**Challenge**
Your task is to copy the listing exactly, with the pictures left out.

--- Begin Given data ---

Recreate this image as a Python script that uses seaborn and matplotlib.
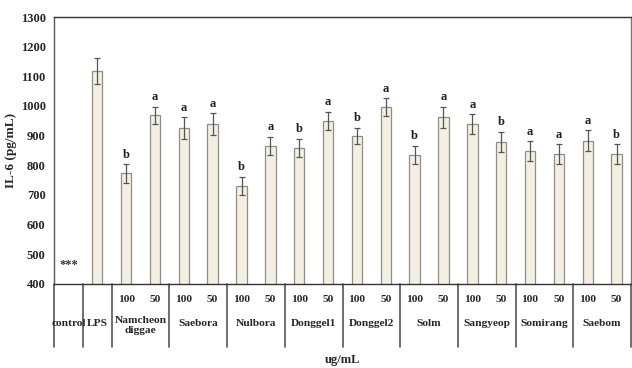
import matplotlib
matplotlib.use("Agg")
import matplotlib.pyplot as plt
import matplotlib.transforms as mtransforms
import seaborn as sns
import pandas as pd

# ---- data ----
groups = ["control", "LPS", "Namcheon\ndiggae", "Saebora", "Nulbora", "Donggel1",
          "Donggel2", "Solm", "Sangyeop", "Somirang", "Saebom"]
doses = ["100", "50"]
values = [0, 1118,
          773, 969,
          926, 939,
          730, 866,
          859, 950,
          899, 996,
          835, 962,
          938, 879,
          847, 839,
          883, 839]
errors = [0, 45,
          31, 28,
          36, 36,
          31, 31,
          31, 31,
          28, 30,
          31, 36,
          34, 35,
          34, 33,
          36, 33]
letters = ["", "",
           "b", "a",
           "a", "a",
           "b", "a",
           "b", "a",
           "b", "a",
           "b", "a",
           "a", "b",
           "a", "a",
           "a", "b"]
control_mark = "***"
y_ticks = [400, 500, 600, 700, 800, 900, 1000, 1100, 1200, 1300]

# slot ids
slot_ids = ["control", "LPS"] + [f"{g}|{d}" for g in groups[2:] for d in doses]
df = pd.DataFrame({"slot": slot_ids, "value": values})

sns.set_style("white")
plt.rcParams["font.family"] = ["Liberation Serif", "DejaVu Serif"]
plt.rcParams["font.weight"] = "bold"

fig = plt.figure(figsize=(6.32, 3.68), dpi=100)
W, H = 632, 368
ax = fig.add_axes([54 / W, (H - 284) / H, 577 / W, 267 / H])

fill = "#f3f0e1"
edge = "#8e8e86"
sns.barplot(data=df, x="slot", y="value", order=slot_ids, color=fill,
            edgecolor=edge, linewidth=0.9, width=0.36, saturation=1,
            errorbar=None, ax=ax)

xs = list(range(len(slot_ids)))
ex = [x for x, e in zip(xs, errors) if e > 0]
ey = [v for v, e in zip(values, errors) if e > 0]
ee = [e for e in errors if e > 0]
ax.errorbar(ex, ey, yerr=ee, fmt="none", ecolor="#555555", elinewidth=0.9,
            capsize=2.2, capthick=0.9)

for x, v, e, lab in zip(xs, values, errors, letters):
    if lab:
        ax.annotate(lab, (x, v + e), xytext=(0, 2.5), textcoords="offset points",
                    ha="center", va="bottom", fontsize=9, fontweight="bold",
                    color="#222222")

ax.set_ylim(400, 1300)
ax.set_xlim(-0.5, len(slot_ids) - 0.5)
ax.set_yticks(y_ticks)
ax.set_yticklabels([str(t) for t in y_ticks], fontsize=9, fontweight="bold")
ax.tick_params(axis="y", length=0, pad=6)
ax.set_xticks([])
ax.set_xlabel("")
ax.set_ylabel("IL-6 (pg/mL)", fontsize=9.5, fontweight="bold")
ax.yaxis.set_label_coords(-(54 - 17) / 577, 0.5)

for s in ["left", "top", "right", "bottom"]:
    ax.spines[s].set_visible(True)
    ax.spines[s].set_linewidth(1.0)
ax.spines["top"].set_color("#333333")
ax.spines["bottom"].set_color("#333333")
ax.spines["left"].set_color("#555555")
ax.spines["right"].set_color("#777777")

# control marker
ax.text(0 - 0.3, 465, control_mark, ha="left", va="center", fontsize=9,
        fontweight="bold", color="#333333")

# category table below axis
trans = mtransforms.blended_transform_factory(ax.transData, ax.transAxes)
line_bottom = -(347 - 284) / 267
bounds = [-0.5, 0.5, 1.5] + [1.5 + 2 * (i + 1) for i in range(len(groups) - 2)]
for b in bounds:
    ax.plot([b, b], [0, line_bottom], transform=trans, color="#555555",
            lw=1.2, clip_on=False)

dose_y = -(300 - 284) / 267
name_y = -(324 - 284) / 267
fs = 8.2
ax.text(0, name_y, groups[0], transform=trans, ha="center", va="center",
        fontsize=fs, fontweight="bold")
ax.text(1, name_y, groups[1], transform=trans, ha="center", va="center",
        fontsize=fs, fontweight="bold")
for i, g in enumerate(groups[2:]):
    x0 = 2 + 2 * i
    for j, d in enumerate(doses):
        ax.text(x0 + j, dose_y, d, transform=trans, ha="center", va="center",
                fontsize=fs, fontweight="bold")
    if "\n" in g:
        ax.text(x0 + 0.5, name_y + 0.03, g, transform=trans, ha="center",
                va="top", fontsize=fs, fontweight="bold", linespacing=1.15)
    else:
        ax.text(x0 + 0.5, name_y, g, transform=trans, ha="center", va="center",
                fontsize=fs, fontweight="bold")

ax.text(0.5, -(360 - 284) / 267, "ug/mL", transform=ax.transAxes, ha="center",
        va="center", fontsize=9, fontweight="bold")

fig.savefig("out.png", dpi=100)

--- End Given data ---

**The output**
Recreate this image as a Python script that uses seaborn and matplotlib.
import matplotlib
matplotlib.use("Agg")
import matplotlib.pyplot as plt
import matplotlib.transforms as mtransforms
import seaborn as sns
import pandas as pd

# ---- data ----
groups = ["control", "LPS", "Namcheon\ndiggae", "Saebora", "Nulbora", "Donggel1",
          "Donggel2", "Solm", "Sangyeop", "Somirang", "Saebom"]
doses = ["100", "50"]
values = [0, 1118,
          773, 969,
          926, 939,
          730, 866,
          859, 950,
          899, 996,
          835, 962,
          938, 879,
          847, 839,
          883, 839]
errors = [0, 45,
          31, 28,
          36, 36,
          31, 31,
          31, 31,
          28, 30,
          31, 36,
          34, 35,
          34, 33,
          36, 33]
letters = ["", "",
           "b", "a",
           "a", "a",
           "b", "a",
           "b", "a",
           "b", "a",
           "b", "a",
           "a", "b",
           "a", "a",
           "a", "b"]
control_mark = "***"
y_ticks = [400, 500, 600, 700, 800, 900, 1000, 1100, 1200, 1300]

# slot ids
slot_ids = ["control", "LPS"] + [f"{g}|{d}" for g in groups[2:] for d in doses]
df = pd.DataFrame({"slot": slot_ids, "value": values})

sns.set_style("white")
plt.rcParams["font.family"] = ["Liberation Serif", "DejaVu Serif"]
plt.rcParams["font.weight"] = "bold"

fig = plt.figure(figsize=(6.32, 3.68), dpi=100)
W, H = 632, 368
ax = fig.add_axes([54 / W, (H - 284) / H, 577 / W, 267 / H])

fill = "#f3f0e1"
edge = "#8e8e86"
sns.barplot(data=df, x="slot", y="value", order=slot_ids, color=fill,
            edgecolor=edge, linewidth=0.9, width=0.36, saturation=1,
            errorbar=None, ax=ax)

xs = list(range(len(slot_ids)))
ex = [x for x, e in zip(xs, errors) if e > 0]
ey = [v for v, e in zip(values, errors) if e > 0]
ee = [e for e in errors if e > 0]
ax.errorbar(ex, ey, yerr=ee, fmt="none", ecolor="#555555", elinewidth=0.9,
            capsize=2.2, capthick=0.9)

for x, v, e, lab in zip(xs, values, errors, letters):
    if lab:
        ax.annotate(lab, (x, v + e), xytext=(0, 2.5), textcoords="offset points",
                    ha="center", va="bottom", fontsize=9, fontweight="bold",
                    color="#222222")

ax.set_ylim(400, 1300)
ax.set_xlim(-0.5, len(slot_ids) - 0.5)
ax.set_yticks(y_ticks)
ax.set_yticklabels([str(t) for t in y_ticks], fontsize=9, fontweight="bold")
ax.tick_params(axis="y", length=0, pad=6)
ax.set_xticks([])
ax.set_xlabel("")
ax.set_ylabel("IL-6 (pg/mL)", fontsize=9.5, fontweight="bold")
ax.yaxis.set_label_coords(-(54 - 17) / 577, 0.5)

for s in ["left", "top", "right", "bottom"]:
    ax.spines[s].set_visible(True)
    ax.spines[s].set_linewidth(1.0)
ax.spines["top"].set_color("#333333")
ax.spines["bottom"].set_color("#333333")
ax.spines["left"].set_color("#555555")
ax.spines["right"].set_color("#777777")

# control marker
ax.text(0 - 0.3, 465, control_mark, ha="left", va="center", fontsize=9,
        fontweight="bold", color="#333333")

# category table below axis
trans = mtransforms.blended_transform_factory(ax.transData, ax.transAxes)
line_bottom = -(347 - 284) / 267
bounds = [-0.5, 0.5, 1.5] + [1.5 + 2 * (i + 1) for i in range(len(groups) - 2)]
for b in bounds:
    ax.plot([b, b], [0, line_bottom], transform=trans, color="#555555",
            lw=1.2, clip_on=False)

dose_y = -(300 - 284) / 267
name_y = -(324 - 284) / 267
fs = 8.2
ax.text(0, name_y, groups[0], transform=trans, ha="center", va="center",
        fontsize=fs, fontweight="bold")
ax.text(1, name_y, groups[1], transform=trans, ha="center", va="center",
        fontsize=fs, fontweight="bold")
for i, g in enumerate(groups[2:]):
    x0 = 2 + 2 * i
    for j, d in enumerate(doses):
        ax.text(x0 + j, dose_y, d, transform=trans, ha="center", va="center",
                fontsize=fs, fontweight="bold")
    if "\n" in g:
        ax.text(x0 + 0.5, name_y + 0.03, g, transform=trans, ha="center",
                va="top", fontsize=fs, fontweight="bold", linespacing=1.15)
    else:
        ax.text(x0 + 0.5, name_y, g, transform=trans, ha="center", va="center",
                fontsize=fs, fontweight="bold")

ax.text(0.5, -(360 - 284) / 267, "ug/mL", transform=ax.transAxes, ha="center",
        va="center", fontsize=9, fontweight="bold")

fig.savefig("out.png", dpi=100)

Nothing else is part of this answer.